Councillor David. The office is closed, much of the council's activities are not active. I have been speaking on-line with some of the residents I represent. I will be pleased to get back to serving the community but somehow I do not think this will be a subject for the pen of Max Robinson.
Chairman David. I was so excited when I was appointed Chairman of Thames Valley Police Community Forum for the area and had all kinds of ideas to make this a powerful area within our community. Max Robinson was going to have a role here as I blogged different areas of policing shadowing the front desk, custody suite, chief constable, control room and riding along on shifts with patrol officers. When is this going to happen.

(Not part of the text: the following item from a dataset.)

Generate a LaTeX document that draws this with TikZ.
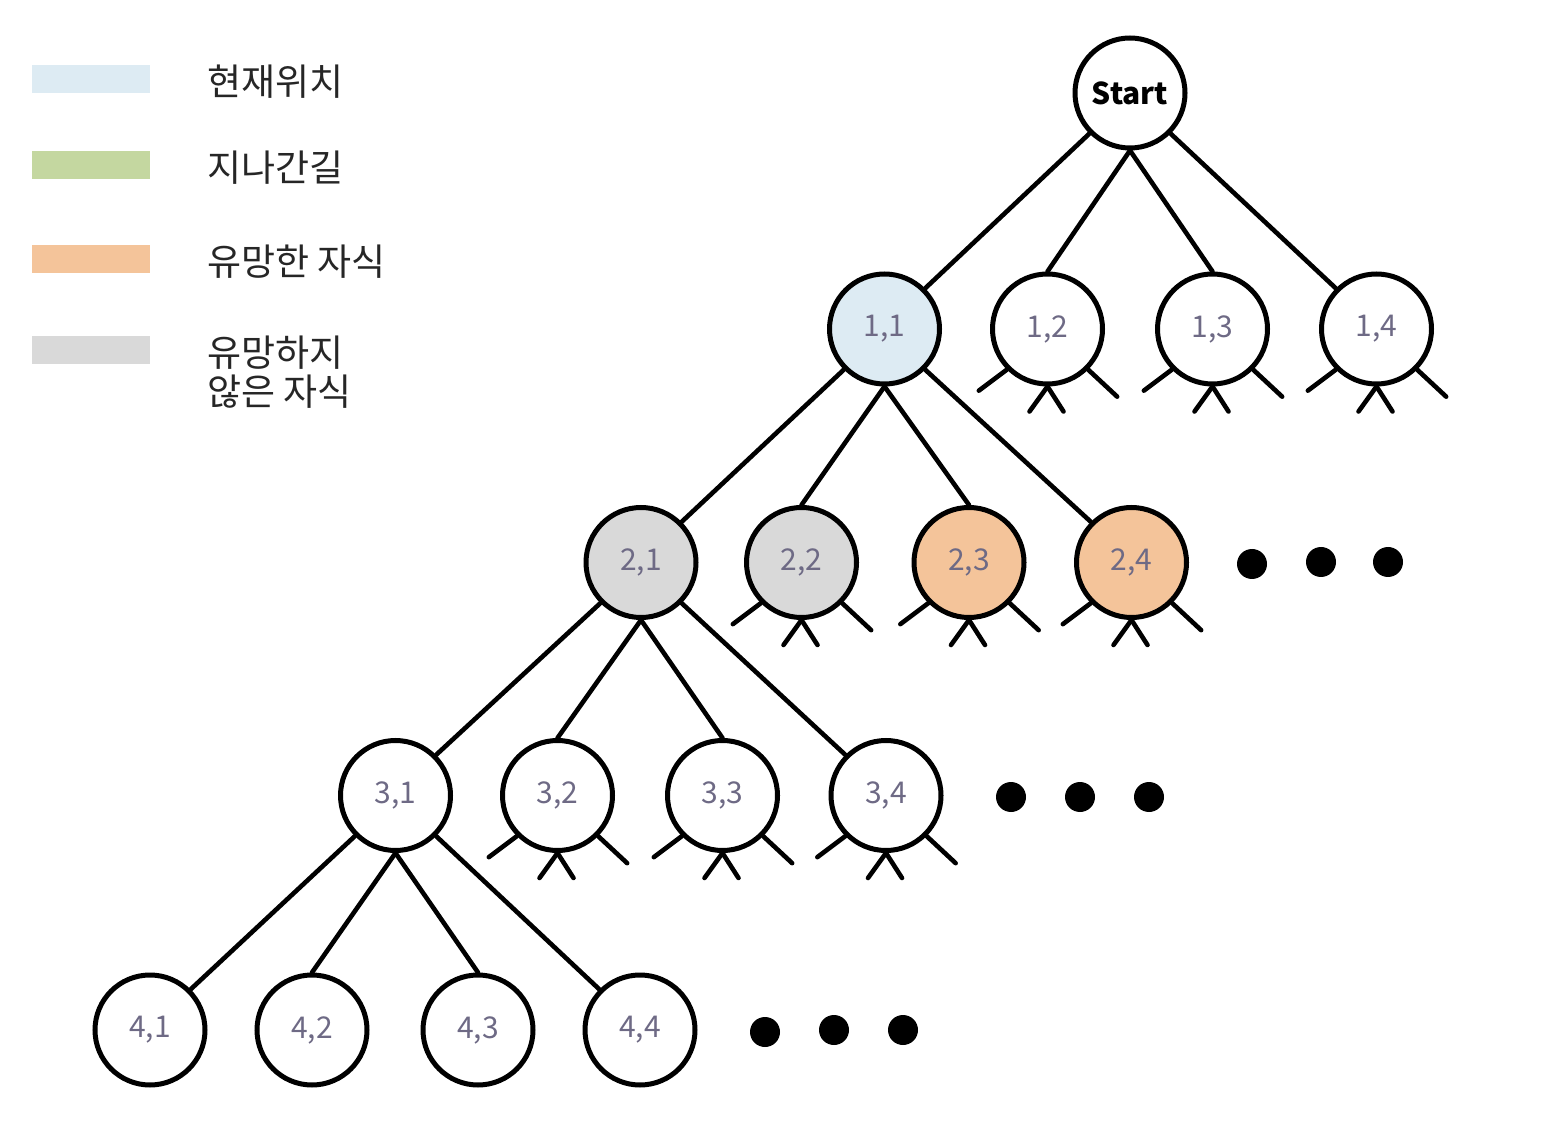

When I broadcast on the radio I fool around saying I am The Silly Old Man. Each Saturday when we hold The Lunch of Love for homeless rough-sleepers, those who are down on their luck, the lonely, those who just want a bit of friendship I play the role of The Silly Old Man as I try to make people smile and be happy. How I miss those Saturdays. Of all the activities, of all the different character traits I miss this more than any other.
When will normality return ? People say that and I have written it in this bog man times. One thing can be certain, normality will never return. There will be a new normality. Perhaps on another day I will ponder what a new normality will be like.